Daly, however, wasn't particularly enthusiastic about the idea, probably
because she preferred to talk and was half-afraid that, were I to set the piano
keys in motion, I would disturb her nearest neighbours and thereby invite some
kind of retaliation, either then or, more likely, later that day, after I had
left. Accordingly, she attempted to
dissuade me from making the attempt.
But, contrary to my usual acquiescent nature, I insisted that I
proceed. And so she had no alternative
but to comply with my wish, though not without remarking, in a brazen attempt
to dampen my enthusiasm down a bit, that the piano was very old and seriously
out-of-tune. Nevertheless I succeeded in
obliging her to lead the way into the front room and, when there, to lift back
the piano lid. At last, I thought to
myself, an opportunity to form some broken chords again!
"It's very out of tune," Mrs. Daly repeats, more for
her own benefit than mine, I figured, as I sat on the piano stool and applied
both hands to the tentative formation of a descending sequence of major and
minor chordal structures, quickly coming to the conclusion that the notes
weren't really very out-of-tune at all but, on the whole, perfectly in-tune. I ranged over the entire length of the
keyboard, black as well as white keys, and felt, probably for the first time in
the entire history of days spent in Mrs. Daly's boring company, genuinely
excited by what I was doing. Not for
years had I touched my old love, the most accommodating of instrumental whores,
and now my piano-starved fingers were tucking-in to the notes with something
approaching lecherous appetite. Mrs.
Daly, however, appeared anything but pleased by circumstances not quite under
her control, and hastened to remind me that it was only an old piano which had got
rather scratched up, thanks to one of her young nephews, who had used the lid
for a playground on several occasions.
And to confirm this regrettable fact she gently returned the lid to its
original closed position, obliging me to withdraw my love-sick fingers from the
acquiescent keys.
"There, you see?" she declares, pointing to a few
small scratches superficially etched into the woodwork on top of the lid. "I'll have to get someone to come and
polish it all over again." And
then, abruptly changing track: "Was that music you were playing?"
"Just a jazzy improvisation," I modestly confess.
"Not music, then," Mrs. Daly rejoins, in her customary
snobbish fashion.
"Well, music of sorts," I aver, preferring to ignore a
definition of music which applied solely to printed scores.
"And did you ever take lessons?" she asks on a faintly
sceptical note.
"Indeed I did," I smilingly reply. "For five long years."
She looks as though she doesn't quite believe me. "This was at school, was it?"
"No, privately," I correct, conscious, as ever, of the
snobbish implications in the old widow's assumption, but determined not to
allow myself to become unduly contemptuous of her. For by now I was beginning to feel an uprush
of psychological relief from some remote quarter of my mind, such as I had
never experienced in connection with Mrs. Daly before. And then, as quick as lightning, I realized
that something I must have wanted to do all along, namely toy with her piano,
had just taken place, in consequence of which I was now free of a nagging
subconscious ambition.

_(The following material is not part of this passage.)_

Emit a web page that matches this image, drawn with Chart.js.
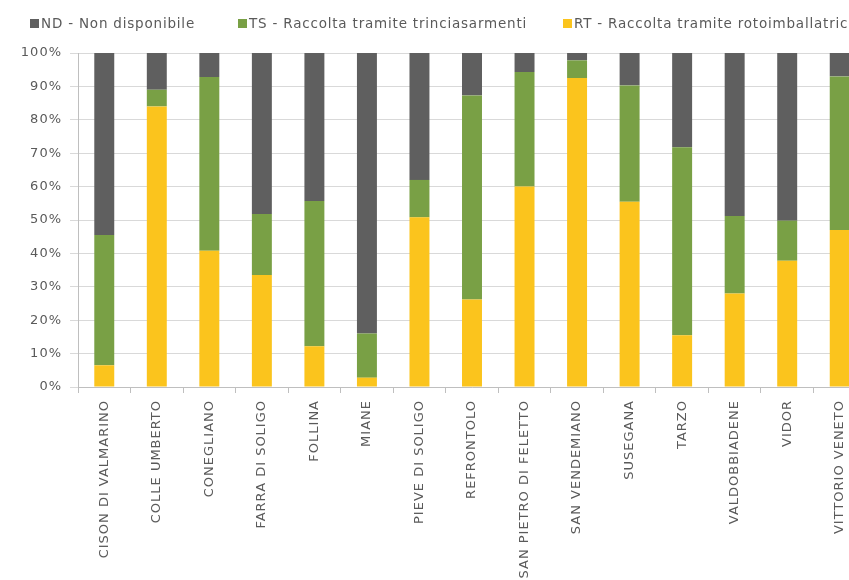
<!DOCTYPE html>
<html>
<head>
<meta charset="utf-8">
<script src="https://cdn.jsdelivr.net/npm/chart.js@4.4.1/dist/chart.umd.min.js"></script>
<style>
  html, body { margin: 0; padding: 0; background: #fff; overflow: hidden; width: 849px; height: 580px; }
  #wrap { position: relative; width: 870px; height: 580px; }
  .leg { position: absolute; top: 15px; font: 13.5px "DejaVu Sans", sans-serif; letter-spacing: 0.8px; color: #5a5a5a; white-space: nowrap; line-height: 16px; }
  .leg i { display: inline-block; width: 9px; height: 9px; margin-right: 2px; vertical-align: 0px; }
</style>
</head>
<body>
<div id="wrap">
  <canvas id="chart" width="870" height="580"></canvas>
  <div class="leg" id="leg0" style="left:30px"></div>
  <div class="leg" id="leg1" style="left:238px"></div>
  <div class="leg" id="leg2" style="left:563px"></div>
</div>
<script>
// comuni
var comuni = ['CISON DI VALMARINO', 'COLLE UMBERTO', 'CONEGLIANO', 'FARRA DI SOLIGO', 'FOLLINA',
  'MIANE', 'PIEVE DI SOLIGO', 'REFRONTOLO', 'SAN PIETRO DI FELETTO', 'SAN VENDEMIANO',
  'SUSEGANA', 'TARZO', 'VALDOBBIADENE', 'VIDOR', 'VITTORIO VENETO'];

// quote percentuali per tipo di raccolta
var rt = [6.5, 84, 40.8, 33.5, 12.2, 2.8, 50.8, 26.2, 60, 92.5, 55.5, 15.5, 28, 37.8, 47];
var ts = [39, 5, 52, 18.3, 43.5, 13.2, 11.2, 61.1, 34.3, 5.3, 34.8, 56.3, 23.2, 12, 46];
var nd = [54.5, 11, 7.2, 48.2, 44.3, 84, 38, 12.7, 5.7, 2.2, 9.7, 28.2, 48.8, 50.2, 7];

var yTicks = [0, 10, 20, 30, 40, 50, 60, 70, 80, 90, 100];

var legendNames = ['ND - Non disponibile', 'TS - Raccolta tramite trinciasarmenti', 'RT - Raccolta tramite rotoimballatrici'];
var legendColors = ['#5f5f5f', '#79a045', '#fbc41d'];

// legenda
for (var i = 0; i < legendNames.length; i++) {
  var el = document.getElementById('leg' + i);
  el.innerHTML = '<i style="background:' + legendColors[i] + '"></i>' + legendNames[i];
}

// testo un po' spaziato come nell'originale
var spacing = {
  id: 'spacing',
  beforeDraw: function (chart) { chart.ctx.letterSpacing = '1px'; }
};

var ctx = document.getElementById('chart');
var config = {
  type: 'bar',
  data: {
    labels: comuni,
    datasets: [
      { label: legendNames[2], data: rt, backgroundColor: legendColors[2] },
      { label: legendNames[1], data: ts, backgroundColor: legendColors[1] },
      { label: legendNames[0], data: nd, backgroundColor: legendColors[0] }
    ]
  },
  options: {
    responsive: false,
    animation: false,
    layout: { padding: { top: 53, right: 4, left: 0, bottom: 0 } },
    datasets: { bar: { barPercentage: 0.38, categoryPercentage: 1 } },
    plugins: { legend: { display: false }, tooltip: { enabled: false } },
    scales: {
      x: {
        stacked: true,
        grid: { drawOnChartArea: false, offset: true, tickLength: 6, color: '#bfbfbf' },
        border: { color: '#bfbfbf' },
        ticks: {
          minRotation: 90, maxRotation: 90, padding: 7,
          color: '#5a5a5a', font: { family: 'DejaVu Sans', size: 13 }
        },
        afterFit: function (s) { s.height = 193; }
      },
      y: {
        stacked: true,
        min: 0, max: 100,
        afterBuildTicks: function (s) { s.ticks = yTicks.map(function (v) { return { value: v }; }); },
        grid: { color: '#d9d9d9', tickLength: 8 },
        border: { color: '#bfbfbf' },
        ticks: {
          padding: 8, color: '#5a5a5a', font: { family: 'DejaVu Sans', size: 13 },
          callback: function (v) { return v + '%'; }
        },
        afterFit: function (s) { s.width = 78; }
      }
    }
  },
  plugins: [spacing]
};
var chart = new Chart(ctx, config);
</script>
</body>
</html>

It was as if a
spell had been broken and I no longer had anything to keep me there. To Mrs. Daly's surprise, I remarked that I
would now have to be going, since the time was getting late and I had one or
two personal things to attend to before the afternoon was over.
"But it has only just turned three-thirty!" she
protests, turning desperate eyes towards the nearest clock. "I was about to get you some tea!"
This, of course, was something she normally did at around this
time, thereby obliging me to persevere with her conversation until gone
four. "Yes, but I've got to go to
the local library today," I obdurately inform her, as I proceed, without
further ado, to the hall in order to retrieve my coat.
"Well, do come again soon, Matthew," she politely
insists, before I could open the door and bid her a curt goodbye.
"I'll try," I assure her. But, deep down, I felt this was the last
visit I would ever pay her. For I had
broken the spell and now I was free.
From now on, her house would hold absolutely no attraction for me!